Think this is a quick, simple, easy form? Not quite …

This bug rears its ugly head under the following conditions:

  1. Your form contains one, and only one, text input. (It can still have other types)
  2. Your visitor hits enter to submit the form while not focusing on a checkbox, radio, or the submit input (in other words, most likely only if they’re focusing on that single text input or some esoteric input element).

The Solution

This issue throws us into a bit of a grey area in terms of a solution, because frankly, there’s no magic fix. But, there are a few different workarounds that you can use. There are various ways you can do it with Javascript, of course. But that means the form can’t be submitted with the bug fixed without JS enabled, thus I’m not going to explain those methods.

Probably the best solution is the one Jim Meyes posits:

The solution is to hide an additional disabled input for IE to find, using IE conditional Comments and hiding it from view with some CSS.

<!--[if IE]><input type="text" style="display: none;" disabled="disabled" »
	 size="1" /><![endif]-->

Editor’s note: Line breaks marked by ».

Why this is a good solution

This is extremely unobtrusive (and thus a quality solution) for a few reasons.

  1. Only IE will “see” the extra input, so we’re not fixing anything that’s not broken in other browsers.
  2. Because the field is disabled, the value isn’t getting passed through to the processing scripts when the form is submitted, so it’s not going to get in the way in the backend.
  3. This might be the only case in which I advocate for inline styles, but they’re solid here, because even if there is a user-specific stylesheet enabeld, it’s unlikely that a style will take precedence unless !important is employed (and IE <= 6 ignores that declaration anyhow …)

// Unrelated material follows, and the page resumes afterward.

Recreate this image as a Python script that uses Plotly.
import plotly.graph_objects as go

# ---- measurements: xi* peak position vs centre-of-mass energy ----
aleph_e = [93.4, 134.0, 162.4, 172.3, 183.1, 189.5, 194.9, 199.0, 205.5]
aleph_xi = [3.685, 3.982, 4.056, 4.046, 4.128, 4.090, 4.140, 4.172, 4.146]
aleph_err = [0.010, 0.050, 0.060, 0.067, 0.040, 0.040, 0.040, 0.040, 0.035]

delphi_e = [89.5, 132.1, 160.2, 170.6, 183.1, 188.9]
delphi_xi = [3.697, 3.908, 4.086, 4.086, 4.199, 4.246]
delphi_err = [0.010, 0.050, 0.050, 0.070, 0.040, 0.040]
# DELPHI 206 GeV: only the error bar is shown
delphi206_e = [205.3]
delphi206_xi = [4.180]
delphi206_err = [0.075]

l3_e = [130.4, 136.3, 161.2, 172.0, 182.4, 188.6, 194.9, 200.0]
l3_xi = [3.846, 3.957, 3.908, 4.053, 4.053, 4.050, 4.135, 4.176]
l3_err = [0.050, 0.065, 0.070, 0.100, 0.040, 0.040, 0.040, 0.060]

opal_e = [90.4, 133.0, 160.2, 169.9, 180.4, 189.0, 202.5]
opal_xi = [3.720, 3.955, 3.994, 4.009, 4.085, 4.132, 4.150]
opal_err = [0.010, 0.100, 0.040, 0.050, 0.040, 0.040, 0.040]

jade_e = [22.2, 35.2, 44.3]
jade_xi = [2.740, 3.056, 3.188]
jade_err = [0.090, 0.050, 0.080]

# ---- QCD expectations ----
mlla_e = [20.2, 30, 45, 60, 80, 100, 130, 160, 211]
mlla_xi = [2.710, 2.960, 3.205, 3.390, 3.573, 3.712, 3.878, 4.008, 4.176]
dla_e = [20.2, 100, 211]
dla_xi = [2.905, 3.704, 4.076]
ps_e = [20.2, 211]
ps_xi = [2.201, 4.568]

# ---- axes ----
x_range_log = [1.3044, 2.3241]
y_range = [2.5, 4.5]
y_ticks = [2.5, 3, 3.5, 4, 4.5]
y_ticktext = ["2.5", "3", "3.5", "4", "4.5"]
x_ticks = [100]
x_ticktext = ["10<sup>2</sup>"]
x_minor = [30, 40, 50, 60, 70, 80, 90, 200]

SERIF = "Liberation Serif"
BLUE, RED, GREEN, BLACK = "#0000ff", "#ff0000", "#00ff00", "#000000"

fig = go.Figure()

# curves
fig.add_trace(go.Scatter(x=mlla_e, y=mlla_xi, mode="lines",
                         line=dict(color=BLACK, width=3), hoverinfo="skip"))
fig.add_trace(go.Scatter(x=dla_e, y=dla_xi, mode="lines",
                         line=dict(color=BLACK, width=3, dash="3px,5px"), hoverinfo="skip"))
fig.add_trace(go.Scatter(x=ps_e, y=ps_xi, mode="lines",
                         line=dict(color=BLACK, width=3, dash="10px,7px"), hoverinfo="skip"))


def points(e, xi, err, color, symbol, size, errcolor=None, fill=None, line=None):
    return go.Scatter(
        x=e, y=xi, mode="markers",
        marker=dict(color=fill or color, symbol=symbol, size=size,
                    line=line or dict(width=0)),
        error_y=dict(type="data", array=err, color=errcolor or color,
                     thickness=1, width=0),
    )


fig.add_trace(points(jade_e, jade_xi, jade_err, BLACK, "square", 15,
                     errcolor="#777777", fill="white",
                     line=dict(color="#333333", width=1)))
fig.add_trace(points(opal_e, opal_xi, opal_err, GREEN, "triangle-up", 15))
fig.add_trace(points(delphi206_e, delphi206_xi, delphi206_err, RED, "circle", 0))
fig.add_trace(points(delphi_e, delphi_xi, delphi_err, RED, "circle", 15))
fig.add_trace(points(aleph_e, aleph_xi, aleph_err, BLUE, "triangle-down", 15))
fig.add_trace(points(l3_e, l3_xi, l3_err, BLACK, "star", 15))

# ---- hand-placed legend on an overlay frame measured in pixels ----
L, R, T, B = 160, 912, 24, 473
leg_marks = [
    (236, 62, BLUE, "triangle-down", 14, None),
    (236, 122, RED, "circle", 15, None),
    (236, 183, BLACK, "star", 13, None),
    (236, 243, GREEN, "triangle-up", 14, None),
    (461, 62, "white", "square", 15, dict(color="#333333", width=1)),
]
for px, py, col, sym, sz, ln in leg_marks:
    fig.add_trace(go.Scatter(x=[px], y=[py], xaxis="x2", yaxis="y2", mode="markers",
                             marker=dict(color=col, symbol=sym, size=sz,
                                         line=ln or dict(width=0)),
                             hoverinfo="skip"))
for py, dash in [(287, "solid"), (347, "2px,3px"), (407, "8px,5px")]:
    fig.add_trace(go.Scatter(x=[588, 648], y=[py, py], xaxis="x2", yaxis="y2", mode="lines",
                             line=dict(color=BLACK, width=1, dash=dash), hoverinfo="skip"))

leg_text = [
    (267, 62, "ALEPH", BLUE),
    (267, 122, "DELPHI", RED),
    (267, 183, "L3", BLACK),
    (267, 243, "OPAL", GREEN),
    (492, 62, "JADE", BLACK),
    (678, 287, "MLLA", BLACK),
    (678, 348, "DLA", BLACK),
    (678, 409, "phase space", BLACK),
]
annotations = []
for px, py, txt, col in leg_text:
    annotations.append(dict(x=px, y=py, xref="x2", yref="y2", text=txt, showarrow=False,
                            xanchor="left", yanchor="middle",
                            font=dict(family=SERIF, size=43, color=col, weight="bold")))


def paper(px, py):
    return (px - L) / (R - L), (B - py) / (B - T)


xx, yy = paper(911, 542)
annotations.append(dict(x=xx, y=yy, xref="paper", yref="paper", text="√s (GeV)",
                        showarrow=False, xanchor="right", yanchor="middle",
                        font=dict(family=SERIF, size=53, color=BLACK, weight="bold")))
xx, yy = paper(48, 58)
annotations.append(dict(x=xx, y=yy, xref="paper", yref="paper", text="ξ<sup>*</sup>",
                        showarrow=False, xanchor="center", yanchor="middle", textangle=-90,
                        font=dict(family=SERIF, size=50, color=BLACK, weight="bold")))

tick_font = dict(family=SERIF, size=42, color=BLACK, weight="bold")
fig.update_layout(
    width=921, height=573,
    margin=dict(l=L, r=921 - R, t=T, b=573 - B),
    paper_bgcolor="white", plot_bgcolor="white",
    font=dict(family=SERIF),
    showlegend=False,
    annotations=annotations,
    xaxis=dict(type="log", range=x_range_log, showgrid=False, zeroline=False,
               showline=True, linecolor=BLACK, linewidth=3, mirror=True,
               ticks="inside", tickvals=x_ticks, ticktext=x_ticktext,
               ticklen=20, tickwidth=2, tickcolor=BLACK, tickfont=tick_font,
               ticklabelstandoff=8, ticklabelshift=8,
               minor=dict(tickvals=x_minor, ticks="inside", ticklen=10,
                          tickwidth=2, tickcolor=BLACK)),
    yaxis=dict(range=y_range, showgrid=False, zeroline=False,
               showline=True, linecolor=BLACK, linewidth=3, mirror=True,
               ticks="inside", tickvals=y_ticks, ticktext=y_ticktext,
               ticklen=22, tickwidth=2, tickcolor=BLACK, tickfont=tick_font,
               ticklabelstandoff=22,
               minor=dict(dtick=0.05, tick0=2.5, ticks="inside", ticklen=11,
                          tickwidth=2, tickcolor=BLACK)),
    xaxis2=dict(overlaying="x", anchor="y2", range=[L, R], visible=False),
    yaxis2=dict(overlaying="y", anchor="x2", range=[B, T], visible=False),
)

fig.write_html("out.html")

The only case I can think of where the user will notice this is when CSS is disabled (and far more unlikely: if for some reason a screen reader or such doesn’t ignore display:none;). My only suggested improvement: add a value to the field that succinctly describes why the field exists and is disabled. Thus, I would use this code:

<!--[if IE]><input type="text" style="display: none;" disabled="disabled"  »
	 size="20" value="Ignore field. IE bug fix" /><![endif]-->

Editor’s note: Line breaks marked by ».

N.B. I also bumped up the size of the field so that the visitor could see the entire value. This shouldn’t be a problem; if they’re actually seeing the field, your layout is already mangled.

Can you think of a better workaround?

Closing Arguments

Basically, if you are doing any server-side processing that relies on checking to see if the submit button was pressed, you must have multiple text fields or implement a workaround.

Best of luck in your own IE bug hunting. And please, wear bright colors and don’t shoot other hunters.

Update: I haven’t tested it personally, but I’ve received a few comments and e-mails that it also happens in IE8. So, maybe it’s not a bug, but it is an annoying decision on Microsoft’s part. This hack works, at least.

5 thoughts on “IE Bug on Enter Key Form Submission”

  1. Yes IE 8 also exhibits this flawed behavior. I expect that since the last 3 versions of IE did it this way, that it's not a bug, it's Microsofts (really annoying to developers) desired way of doing it.

  2. the solution worked best for me however i have a ie bug to work on can u please help?

    I have my website chat script when some one invites for a private chat in the main chat page the option private message received blinks and appears. It works but after i close the private chat option and some one sends me a private message again then, the private message received does not appear and blink till i refresh the page.

    This problem is not in google chrome or moziall firefox but only in ie. can you please guide me?